Boeing + Discovery Cube Bottle Rocket Launch

A day of science, laughs, and zooming fly-highers is ahead, in Huntington Beach.

MORE COOL THAN COOL: If you want to grow up to build things, intricate things, the kind of machines and buildings and flying devices and span-big structures that require a lot of learning and imagination and know-how and drive, it can make for a pretty special day to visit a place where all of that goes down on the regular. Boeing in Huntington Beach is one such place, and while a whole caboodle of students and future engineers and scientists will get to visit Boeing on Saturday, May 9, it won't be a simple look-around-and-go kind of deal. Nope, the visitors will get to plan and build and start over and build again and then wheee! They'll launch bottle rockets, right then and there. If you remember back to being a kid, off-site happenings and field trips didn't include bottle rockets all that often, if ever, so the annual springtime launch is special, for sure. Make that special and highly science-minded: The Discovery Cube in Santa Ana is a partner with Boeing in the big-brained merrymaking, a day-out that draws not only students and their families but enthusiasts that like seeing fast plans involving flight, a little ingenuity, and gumption come together in but a couple of hours.

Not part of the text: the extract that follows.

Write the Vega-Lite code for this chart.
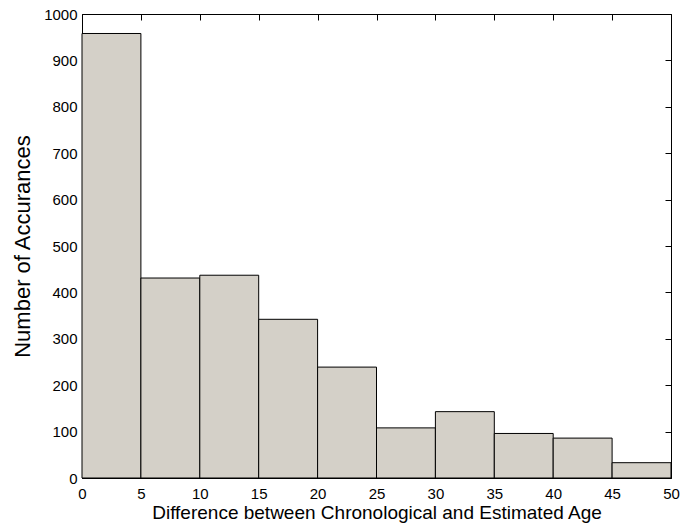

SATURDAY, MAY 9... is the date, and the 22nd Annual Rocket Launch'll rev its proverbial engines from 9 o'clock in the morning through 2 in the afternoon. Will there be food trucks around, since it is lunchtime? You bet: You can get your sustenance on and enjoy science at the same time. "Attendees will be able to design, build, and launch their own rockets created from two-liter plastic soda bottles" at the free, family-nice happenings. Engineers will be standing by to answer questions and lend advice, and retired NASA astronaut Dr. Yvonne Cagle, M.D. will make an appearance as well. And if you're wondering if the adults can help build the bottle rockets, they can: It's an all-ages kind of thing. As for the day's winner? Because there is a competition, you should know, going in. The victor will be the person who builds the rocket that sustains the longest "hang time." That means a lot of looking up and watching the sky among everyone on the ground, builders and spectators alike. And sky-watching always makes for a pretty wondrous thing to do on a nice spring Saturday. That science and innovation are at the heart of it make it even better.